Yesterday, while walking in the Fanno Creek park, I passed a group of ‘rednecks’. The vibe of three of the five adults and one sweet little girl, nearly bowled me over. I passed them twice as they played a round of frisbee golf. Yet three of the males were exuding all the worst feelings as I neared them. Poison, closed-mindedness, violent, prejudice, abusive, reactive, selfish, messy and harsh. One male seemed half in their world, half out, wiht a bit of self awareness and lessened poison about him and not as much harshness. The woman, physically attractive but such was lost by her demeanor, carrying the cooler, was invisible with no projected personality of her own. She seemed more a cup, an empty vessel, filled with the expectations and roles of those around her. Unfortunate for her that she was with such harsh brutes. In typing this out onto my LJ I think of the child again, perhaps six, and filled with bounding energy. I hope the kid is able to escape the confines of what the men around her were vibrating.

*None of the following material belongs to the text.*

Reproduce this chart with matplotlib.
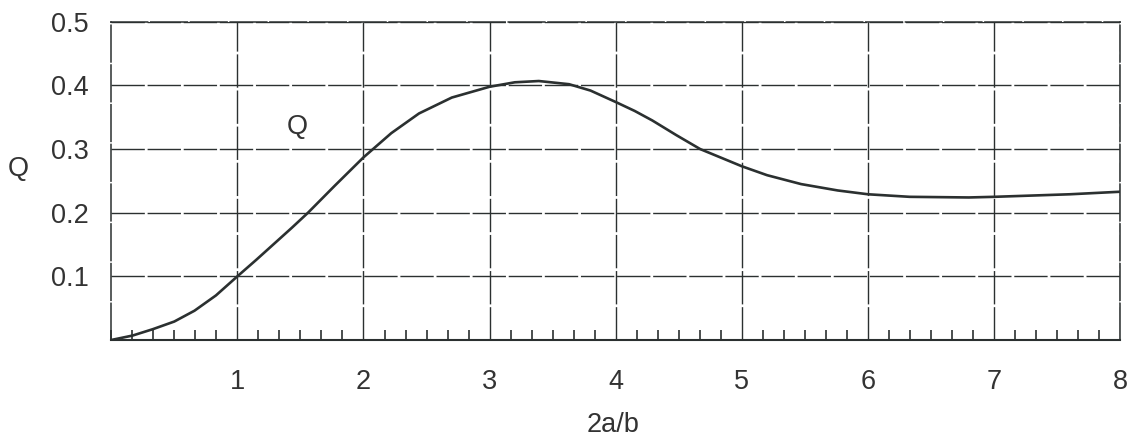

On my return walk through I found a litter of empty beer cans at a frisbee golf tee. It angered me greatly and I picked them up and called on spirits and elemental forces around me in a vocal prayer to go after those responsible. I picked various manifestations that matched each element, flat tires for air, broken engine for fire, blown radiator for water, messed up transmission for earth, and sent it out.
As I sit at a table in the park, having walked two hours in contemplation and meditation, I think of this now. This raises an issue in magic and ethics. Given that there is the Law of the Rebound for our actions, is it needed that we act at all? We are wary in giving healing to othes as at times our bodies are sick so that we are learned of a lesson; our unconscious, our Self, will certaily grab our attention if need be and by healing someone we are doing them more harm than good. It is an old question, who is able to judge the actions of man? Yet we have this gift of consciousness, as witness of our own existence, a gift from the gods for us and for them. this self awareness does hold responsibility for right action, or non-action, does it not? How then to choose?
Stewart Farrar, in his book “What Witches Do” says of Alex and Maxine Sanders’ coven, that there were no explicit hard rules for morality, but that they were highly moral people. He says that there is an inherent understanding of morality that wicca seeks to have the witch more attuned with.
(end paper journal)
I am left wondering if what I did was right or wrong, or if such labels as ‘right/wrong’ are applicable here. I am inclined now to think that I was ‘wrong’ in that what I did was retribution and not justice. Had I seen the rednecks littering at the time and had said something, perhaps reprimanding them (and likely getting into a physical fight as they were not the ‘talking kind’ of people) then they could have seen a connection between an action such as littering a public park with beer cans and a reaction. By having car problems they will not make any connection at all that they senseless littering gave cause to their breakdown. Unless of couse one were to post signs everywhere in the park that ‘littering will bring the ire of local witches who will hex you and your car’… which would be ridiculous and dangerous. It is too close, for my taste, to the oppressive religious police in Islamic countries. No, the better course would have been to ask the spirits and elements to give teaching and understanding to those responsible, for them to learn and to grow from their mistake, and for me to pick up the trash and discard it, and to spread the behavior that we are all responsible for our environment for others to see as ‘normative behaviors’. That hopefully this would spread until, socially and culturally, the rednecks would have felt an immense pressure not to do so even if they feel no internal moral guide keeping them from doing such.
Again, I am reminded of Fire, of impulse of action, and I am very much impulsive at times (most of the time) and that the goal for me is to achieve greater balance and a strengthening of the other elements within myself so that I can move through this world with more right action, more understanding and wisdom.